I popped into the Cheese Shop at France 44 last week expecting to pick up a wedge of my beloved Kunik when a sister cheese caught my eye. “Simply Sheep” read the label, and it wasn’t lying. Inside the plastic wrap, underneath the familiar Nettle Meadow Farm label, huddled a bloomy, busty button of 100 percent sheep’s-milk cheese. Did you expect me to pass this up?
It’s only fitting that Nettle Meadow’s Simply Sheep kicks off our September-long celebration of all things New York and cheese since the Warrensburg cheese farm is the source of one of our strongest cheese obsessions. Colleen and I both spent substantial time in New York this summer – sadly, never together – and thought it would be appropriate to celebrate a season of Empire State cheeses by recounting them during the remaining month (OK, three weeks) of summer. Colleen is so excited that she hasn’t taken off her Straight Outta Comté shirt that I bought her for her birthday from New York-based Murray’s Cheese!

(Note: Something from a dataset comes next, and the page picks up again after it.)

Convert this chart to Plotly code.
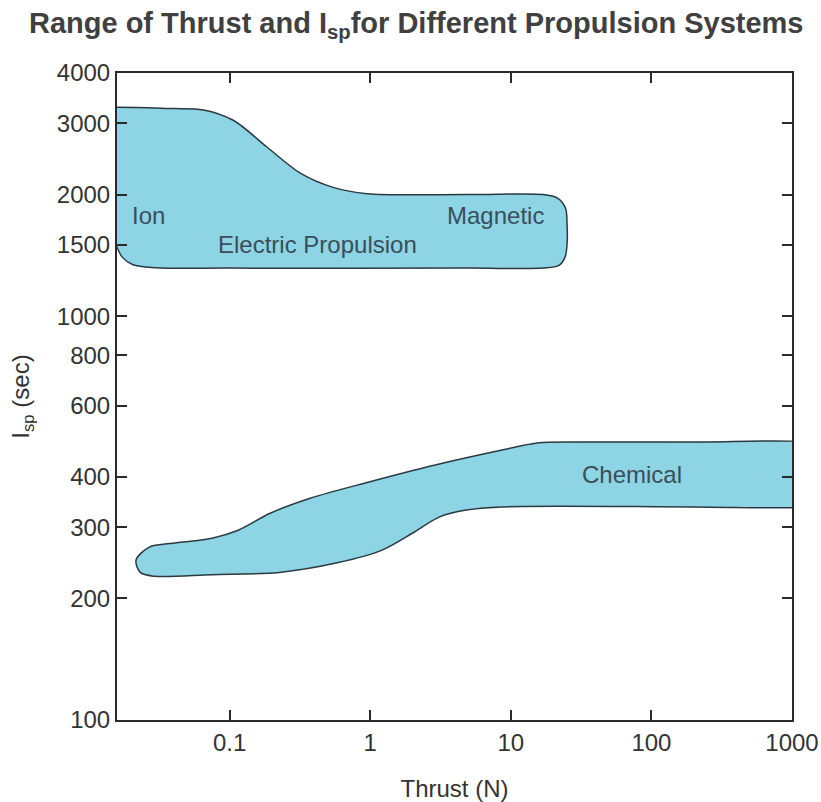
import numpy as np
import plotly.graph_objects as go

# ---- data (thrust in N, Isp in s) ----
electric_thrust = [0.0105, 0.04, 0.065, 0.106, 0.185, 0.318, 0.544, 0.95, 5, 17, 21.5, 24.5, 25.1, 25.1,
                   24.3, 22, 17, 5, 0.1, 0.03, 0.0205, 0.0172, 0.0158, 0.0150, 0.0115, 0.009, 0.009]
electric_isp = [3270, 3265, 3240, 3055, 2619, 2260, 2084, 2010, 2000, 2000, 1960, 1850, 1700, 1500,
                1400, 1335, 1315, 1315, 1315, 1318, 1340, 1400, 1480, 1530, 1540, 1560, 3200]

chemical_thrust = [0.0216, 0.0268, 0.036, 0.075, 0.115, 0.194, 0.374, 0.966, 2.90, 8.67, 15.4, 30.1, 200, 1200,
                   1400, 1400, 1200, 200, 8.67, 4.81, 3.09, 1.99, 1.20, 0.582, 0.225, 0.075, 0.029, 0.0231]
chemical_isp = [249, 268, 273, 282, 295, 325, 354, 388, 428, 466, 485, 488, 488, 488,
                478, 343, 337, 337, 337, 331, 318, 290, 263, 245, 232, 229, 227, 232]

label_text = ["Ion", "Magnetic", "Electric Propulsion", "Chemical"]
label_thrust = [0.0263, 7.73, 0.419, 72.9]
label_isp = [1778, 1778, 1508, 406]

x_tickvals = [0.1, 1, 10, 100, 1000]
x_ticktext = ["0.1", "1", "10", "100", "1000"]
y_tickvals = [100, 200, 300, 400, 600, 800, 1000, 1500, 2000, 3000, 4000]
y_ticktext = [str(v) for v in y_tickvals]

FILL = "rgb(141,212,228)"
EDGE = "#2b3a42"
TXT = "#333333"
LBL = "#3b4e5a"
FONT = "Liberation Sans, Arial, Helvetica, sans-serif"

fig = go.Figure()
for xs, ys in [(electric_thrust, electric_isp), (chemical_thrust, chemical_isp)]:
    fig.add_trace(go.Scatter(
        x=xs + [xs[0]], y=ys + [ys[0]], mode="lines", fill="toself",
        fillcolor=FILL, line=dict(color=EDGE, width=1.5, shape="spline", smoothing=0.9),
        hoverinfo="skip", showlegend=False))

for t, xv, yv in zip(label_text, label_thrust, label_isp):
    fig.add_annotation(x=np.log10(xv), y=np.log10(yv), xref="x", yref="y", text=t,
                       showarrow=False, font=dict(family=FONT, size=24, color=LBL))

axis_common = dict(type="log", showgrid=False, zeroline=False, showline=True,
                   linecolor="#2a2a2a", linewidth=2, mirror="ticks", ticks="inside",
                   ticklen=10, tickwidth=2, tickcolor="#2a2a2a", automargin=False,
                   tickfont=dict(family=FONT, size=24, color=TXT))

fig.update_xaxes(range=[np.log10(0.0158), 3], tickvals=x_tickvals, ticktext=x_ticktext,
                 title=dict(text="Thrust (N)", font=dict(family=FONT, size=24, color=TXT), standoff=25),
                 **axis_common)
fig.update_yaxes(range=[2, np.log10(4000)], tickvals=y_tickvals, ticktext=y_ticktext,
                 title=dict(text="I<sub>sp</sub> (sec)", font=dict(family=FONT, size=24, color=TXT), standoff=20),
                 **axis_common)

fig.update_layout(
    width=821, height=802,
    margin=dict(l=117, r=29, t=73, b=82),
    paper_bgcolor="white", plot_bgcolor="white",
    title=dict(text="<b>Range of Thrust and I<sub>sp</sub>for Different Propulsion Systems</b>",
               x=0.507, xanchor="center", y=0.972, yanchor="middle",
               font=dict(family=FONT, size=29, color="#404040")),
)

fig.write_html("out.html")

But back to Simply Sheep – I anticipated the first bite would be a sheepy repeat of the ball-busting butteriness of the goat/cow Kunik, and my tastebuds were surprised by vastly different texture and consistency. The paste is much firmer, with a chalky center, and several hours on the counter fail to elicit any oozing. Y’all know how much I love the ooze. The sheep flavor is very distinctive – earthy and milky, with a touch of hay – which is delicious on its own merits but slightly underwhelming when you’re expecting the creamy comet of Kunik. I have a feeling I got a very young wedge, but I didn’t let it age in my cheese drawer long enough to discover if I was right. Instead, I enjoyed Simply Sheep with crisp green apples, dark chocolate and a fruity prosecco. If you get Nettle Meadow cheeses in your area, this is one worth seeking – just remember to taste and savor with an open mind rather than an all-Kunik-all-the-time prejudice.